Norway ramps up development of refugee ‘qualifications passport’

Much more can be done to help those without the right paperwork into universities, say scheme's backers

April 2, 2019
Source: istock
Many refugees arrive in Europe with qualifications but without the documents to prove it

The Norwegian government hopes to take to a new level the system of “qualifications passports” which gives refugees lacking documentation access to higher education or jobs.

The European Qualifications Passport for Refugees was devised by the Norwegian Agency for Quality Assurance in Education and the UK National Academic Recognition Centre. The scheme is overseen by the Council of Europe’s Education Department and was piloted in Greece in 2017, where 91 refugees were interviewed and 71 given such passports.

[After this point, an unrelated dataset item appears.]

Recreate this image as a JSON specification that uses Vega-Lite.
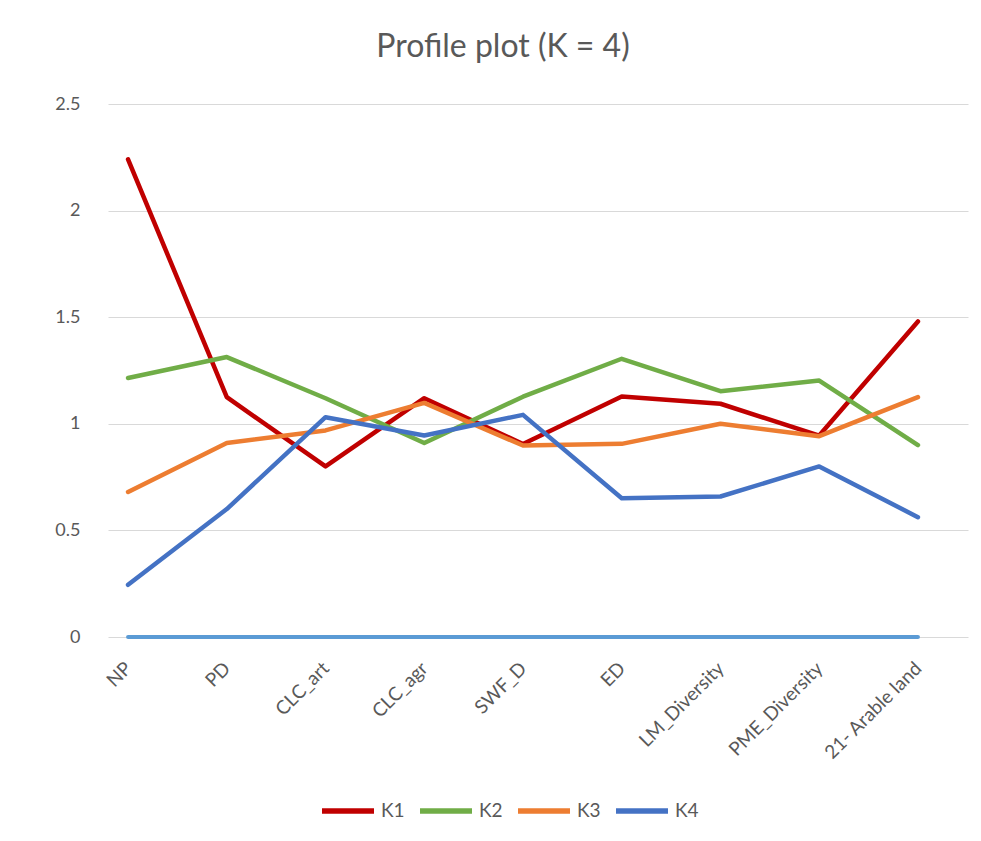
{
  "$schema": "https://vega.github.io/schema/vega-lite/v6.json",
  "autosize": "none",
  "width": 860,
  "height": 533,
  "padding": {"left": 108, "top": 104, "right": 13, "bottom": 204},
  "background": "white",
  "title": {
    "text": "Profile plot (K = 4)",
    "fontSize": 32,
    "font": "Lato",
    "fontWeight": "normal",
    "color": "#595959",
    "offset": 31,
    "dx": -35
  },
  "datasets": {
    "profiles": [
      {"cluster": "K1", "variable": "NP", "value": 2.24},
      {"cluster": "K1", "variable": "PD", "value": 1.125},
      {"cluster": "K1", "variable": "CLC_art", "value": 0.8},
      {"cluster": "K1", "variable": "CLC_agr", "value": 1.12},
      {"cluster": "K1", "variable": "SWF_D", "value": 0.905},
      {"cluster": "K1", "variable": "ED", "value": 1.128},
      {"cluster": "K1", "variable": "LM_Diversity", "value": 1.094},
      {"cluster": "K1", "variable": "PME_Diversity", "value": 0.945},
      {"cluster": "K1", "variable": "21- Arable land", "value": 1.48},
      {"cluster": "K2", "variable": "NP", "value": 1.215},
      {"cluster": "K2", "variable": "PD", "value": 1.313},
      {"cluster": "K2", "variable": "CLC_art", "value": 1.12},
      {"cluster": "K2", "variable": "CLC_agr", "value": 0.91},
      {"cluster": "K2", "variable": "SWF_D", "value": 1.127},
      {"cluster": "K2", "variable": "ED", "value": 1.305},
      {"cluster": "K2", "variable": "LM_Diversity", "value": 1.153},
      {"cluster": "K2", "variable": "PME_Diversity", "value": 1.203},
      {"cluster": "K2", "variable": "21- Arable land", "value": 0.9},
      {"cluster": "K3", "variable": "NP", "value": 0.68},
      {"cluster": "K3", "variable": "PD", "value": 0.91},
      {"cluster": "K3", "variable": "CLC_art", "value": 0.969},
      {"cluster": "K3", "variable": "CLC_agr", "value": 1.098},
      {"cluster": "K3", "variable": "SWF_D", "value": 0.898},
      {"cluster": "K3", "variable": "ED", "value": 0.906},
      {"cluster": "K3", "variable": "LM_Diversity", "value": 1.0},
      {"cluster": "K3", "variable": "PME_Diversity", "value": 0.942},
      {"cluster": "K3", "variable": "21- Arable land", "value": 1.125},
      {"cluster": "K4", "variable": "NP", "value": 0.245},
      {"cluster": "K4", "variable": "PD", "value": 0.6},
      {"cluster": "K4", "variable": "CLC_art", "value": 1.031},
      {"cluster": "K4", "variable": "CLC_agr", "value": 0.945},
      {"cluster": "K4", "variable": "SWF_D", "value": 1.042},
      {"cluster": "K4", "variable": "ED", "value": 0.651},
      {"cluster": "K4", "variable": "LM_Diversity", "value": 0.659},
      {"cluster": "K4", "variable": "PME_Diversity", "value": 0.8},
      {"cluster": "K4", "variable": "21- Arable land", "value": 0.562}
    ],
    "baseline": [
      {"variable": "NP", "value": 0},
      {"variable": "PD", "value": 0},
      {"variable": "CLC_art", "value": 0},
      {"variable": "CLC_agr", "value": 0},
      {"variable": "SWF_D", "value": 0},
      {"variable": "ED", "value": 0},
      {"variable": "LM_Diversity", "value": 0},
      {"variable": "PME_Diversity", "value": 0},
      {"variable": "21- Arable land", "value": 0}
    ]
  },
  "encoding": {
    "x": {
      "field": "variable",
      "type": "nominal",
      "sort": ["NP", "PD", "CLC_art", "CLC_agr", "SWF_D", "ED", "LM_Diversity", "PME_Diversity", "21- Arable land"],
      "scale": {"type": "point", "padding": 0.355, "align": 0.286},
      "axis": {
        "title": null,
        "domain": false,
        "ticks": false,
        "grid": false,
        "labelAngle": -45,
        "labelAlign": "right",
        "labelBaseline": "middle",
        "labelPadding": 28,
        "labelFont": "Lato",
        "labelFontSize": 19,
        "labelColor": "#595959"
      }
    },
    "y": {
      "field": "value",
      "type": "quantitative",
      "scale": {"domain": [0, 2.5], "nice": false, "zero": true},
      "axis": {
        "title": null,
        "values": [0, 0.5, 1, 1.5, 2, 2.5],
        "format": "~g",
        "domain": false,
        "ticks": false,
        "grid": true,
        "gridColor": "#D9D9D9",
        "gridWidth": 1.2,
        "labelPadding": 28,
        "labelFont": "Lato",
        "labelFontSize": 18,
        "labelColor": "#595959"
      }
    }
  },
  "layer": [
    {
      "data": {"name": "baseline"},
      "mark": {"type": "line", "color": "#5B9BD5", "strokeWidth": 4, "strokeCap": "round"}
    },
    {
      "data": {"name": "profiles"},
      "mark": {"type": "line", "strokeWidth": 4.5, "strokeJoin": "round", "strokeCap": "round"},
      "encoding": {
        "color": {
          "field": "cluster",
          "type": "nominal",
          "scale": {"domain": ["K1", "K2", "K3", "K4"], "range": ["#C00000", "#70AD47", "#ED7D31", "#4472C4"]},
          "legend": {
            "title": null,
            "orient": "none",
            "legendX": 211,
            "legendY": 678,
            "direction": "horizontal",
            "symbolType": "stroke",
            "symbolSize": 2704,
            "symbolStrokeWidth": 5.5,
            "labelFont": "Lato",
            "labelFontSize": 19,
            "labelColor": "#595959",
            "labelOffset": 4,
            "columnPadding": 4
          }
        }
      }
    }
  ],
  "config": {"view": {"stroke": null}}
}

“If a refugee has full documentation, they can go through the normal recognition channels,” explained Sarah Keating, head of the division of cooperation and capacity building at the Council of Europe’s education department. “If not, they can request an assessment for the EQPR. This involves a questionnaire and a face-to-face interview by a team of two credential evaluators in the language the candidate feels the most comfortable with (mother tongue or language of instruction).” Refugees who do receive a passport can then avoid the need for further evaluation procedures when they move to another country.

As the project has developed, continued Ms Keating, “there have been 319 candidates and 249 have been issued the qualifications passport”. By the end of 2018, 21 of them had used it to enrol in universities across Europe.

Although figures are hard to come by, it is clear that this represents only a small proportion of potential candidates. When UK Naric launched a separate “qualification recognition service” for the 650,000 Syrian refugees in Jordan, they received more than 1,000 applications. “Our sense is that the majority of the [126,000] refugees in the camps there have partial or missing documentation,” noted a spokesperson. Many would no doubt be eligible for qualifications passports.

The Norwegian government has now announced plans to try and bridge this gap.

“The possibility to upscale the project is an important reason why we grant more money, so that even more refugees may receive a qualifications passport,” said the country’s minister of research and higher education, Iselin Nybø. The ministry has increased its investment from NRK550,000 (£48,700) in 2018 to a NRK1 million this year to raise awareness of the passports and train up more evaluators.

“After two years of fine-tuning the methodology to ensure it is credible,” agreed Ms Keating, “we are ready for the next step. This includes upscaling the use of video interviews (instead of face-to-face) done by a pool of trained evaluation experts with various linguistic backgrounds and knowledge of higher education systems, mainly from national information centres on recognition.” Along with the major bodies in Italian higher education, such centres in Armenia, Canada, France, Germany and the Netherlands had all recently come on board the EQPR programme.

In a longer-term effort to build on the passports’ “potential to help refugees worldwide”, Ms Nybø had also “started discussing with the Council of Europe and Unesco whether we together could turn this into a global project, and include other countries that also see the great potential”.

Although talks were only beginning, Ms Keating confirmed that “Unesco seems interested in exploring the possibility of developing a global qualification passport for refugees, based on the experience with the EQPR…The Council of Europe is positive to the idea and to contributing the experience of the EQPR.”